Mas acho que devo chegar logo no ponto que me irritou: enquanto a garota estava lá, dando voltas, tentando se achar, as pessoas em volta dela a estavam ajudando e virando-a para o lado certo. Mas a cada vez que alguém a tocava, ela virava para o lado da pessoa e não para a frente. E a cena foi tão perturbadoramente engraçada. A garota virou um jokey, como é que se diz?, boba da corte? Isso aí. Ela virou a boba da corte da sala inteira, todos começaram a rir e eu só sabia olhar para ela procurando com todas as forças encontrar o caminho certo para o seu próprio futuro. Sei que isso saiu meio poético, mas eu vi desse modo. E tive a impressão que o que aconteceu foi apenas uma amostra grátis da sua vida inteira. Uma vida incompreendida. E enquanto os outros riam, eu olhava para ela, desesperada ela, desesperada eu, sem saber o que fazer para ajudar. Eu olhei para o professor e ele estava com uma expressão estranha, um misto de confusão, divertimento e desespero, também sem saber o que fazer. Ah, ele ainda estava com o braço esticado, como se esperasse que de em um dado momento ela parasse e dissesse: "Brincadeirinha! Passa pra cá essa folha!".
Então percebi que ela estava sozinha e eu estava sozinha pensando tudo isso que acabei de escrever. E eu simplesmente não sabia o que fazer!
Estava quase levantando e puxando-a pela mão, levando-a para o assento ao lado do meu, quando ela finalmente se pronunciou: "Me ajuda, sou cega".
Vou confessar (de novo... acho que o nome do blog devia ser "Confissões da Natália") que eu não sei se ela realmente disse isso ou se foi uma voz que eu criei, na minha cabeça e fiz sair da boca dela.

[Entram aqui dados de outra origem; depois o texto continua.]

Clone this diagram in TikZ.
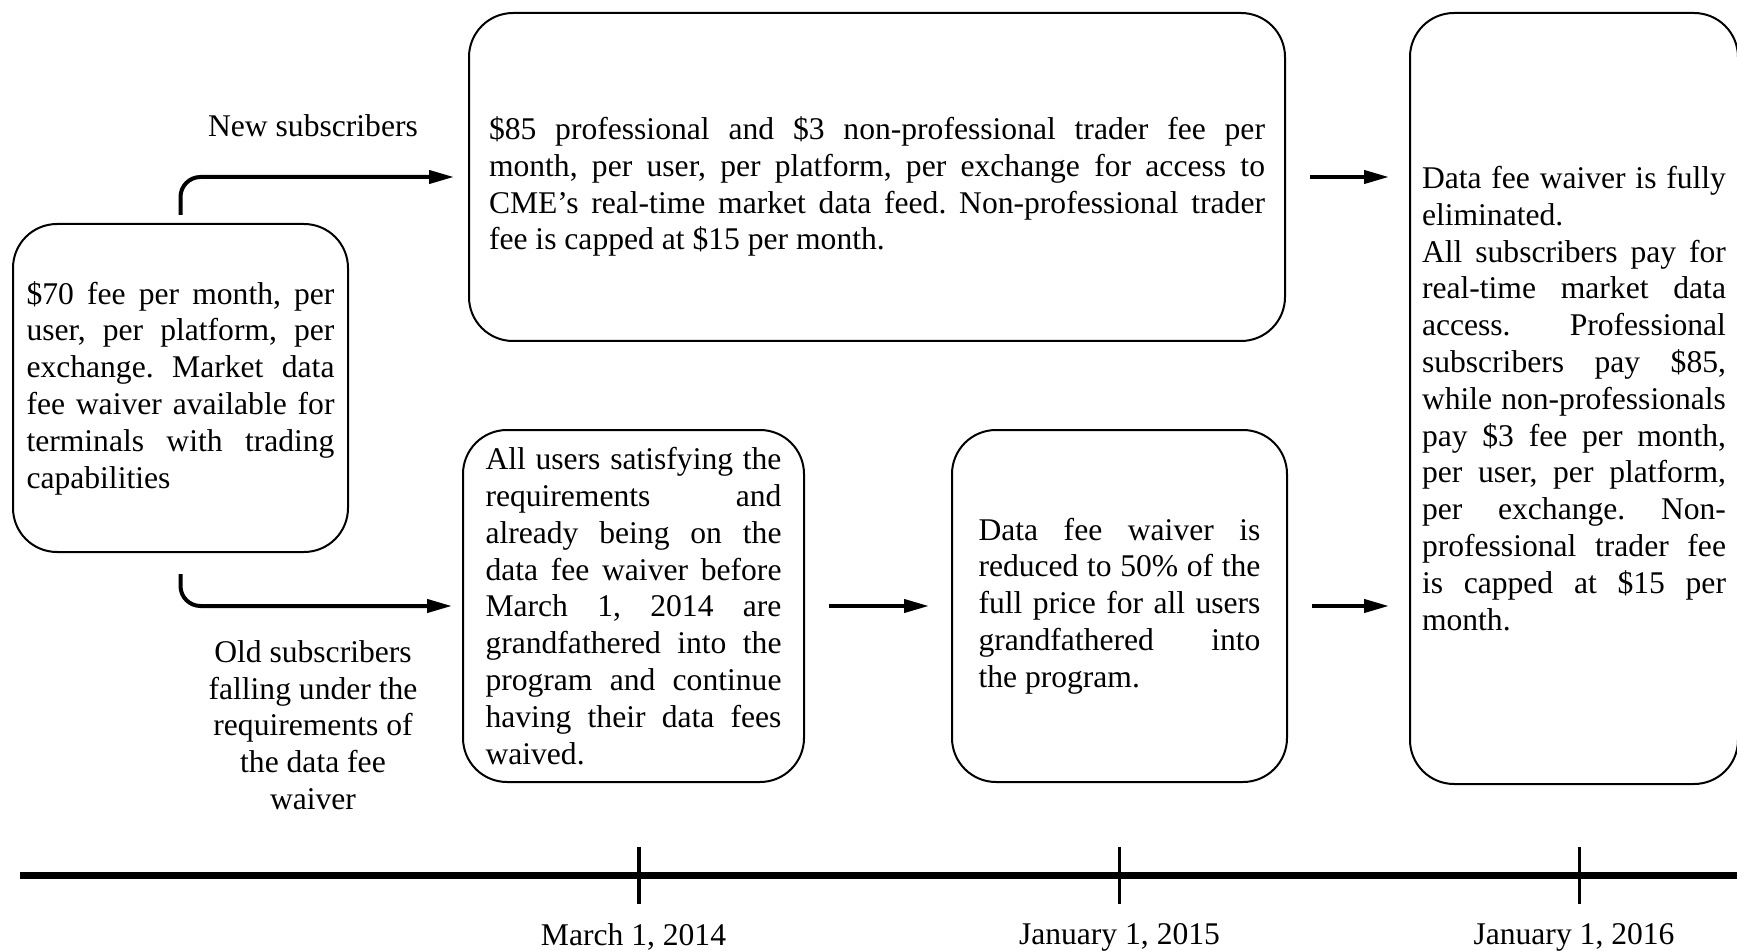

Sei apenas que assim que ela falou, o tal rapaz levantou e a colocou no lugar dele.
Mas ela estava enganada. Ela não é cega. Nós que estávamos sentados, parados, sem nada fazer, somos cegos. Ela sabe muito bem quem é, como é, o que é.
Nós apenas sabemos que enxergamos, ouvimos, falamos, andamos. Não sabemos o que fazer com todos esses atributos.
Mas ela, ainda que perdida, sem visão e audição, sabe pedir ajuda, sabe caminhar para onde se quer chegar. Ela sabe onde fica o lugar que ela quer, sabe que tem que chegar lá, sabe que vai chegar lá e sabe como vai chegar lá. E sabe também que existirão pessoas como todos nós, que irão rir das suas vontades, enquanto ela, sem ao menos perceber, ou fingir não perceber, seguirá de braços dados com sua vida, passará a lebre e chegará em primeiro lugar pela linha de chegada.
Bem simples assim.
Talvez eu não saiba. Mas foi só isso que aconteceu essa semana na USP.

Sabe, que de repente, eu senti uma vontade de voltar no tempo e continuar na UFSCar e fazer o curso de Educação Especial?